# Unobtanium DX frame???



## David Larson (Nov 26, 2017)

https://rover.ebay.com/rover/0/0/0?mpre=https://www.ebay.com/ulk/itm/391931766306

... sorry, nope. Man this one had me excited for a minute. What a color combination that would be...

Take a close look at the pictures - you can clearly see where the keylock was taped off for the repaint - maroon underneath. You can also see the maroon on the head tube area where the paint is worn. Sad day 

Great start to a restoration for the DX guys though - I believe the date code Fxxxxx is for 1940? 

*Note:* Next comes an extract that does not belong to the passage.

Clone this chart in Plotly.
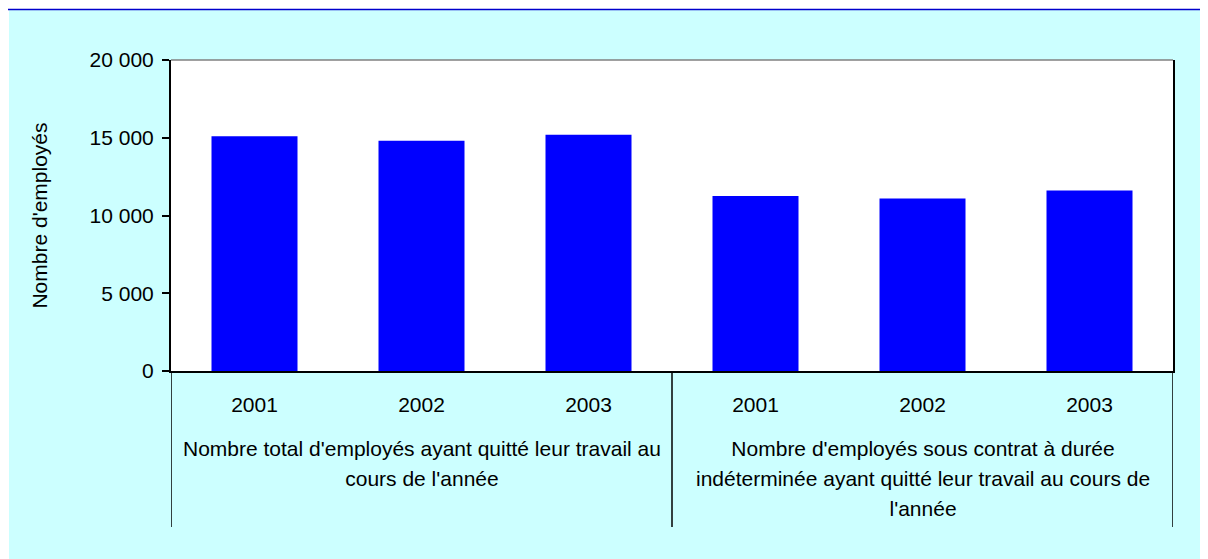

Cool bike! I just wish it was OG!

That brings up a question:

Did Schwinn ever paint any prewar bikes with this color combo? 

- David


----------



## Saving Tempest (Nov 26, 2017)

https://www.ebay.com/itm/391931766306


----------



## island schwinn (Nov 27, 2017)

But it's OG= Originality Gone


----------



## WetDogGraphix (Nov 27, 2017)




----------



## bricycle (Nov 27, 2017)

The elusive Chevy engine block orange/white Schwinn 2 month color option.....


----------



## Saving Tempest (Nov 30, 2017)

island schwinn said:


> But it's OG= Originality Gone




Was a decent paint job at least. If there is a Cheetos bike, this is at the least a Creamsicle or Orange Julius frame.


----------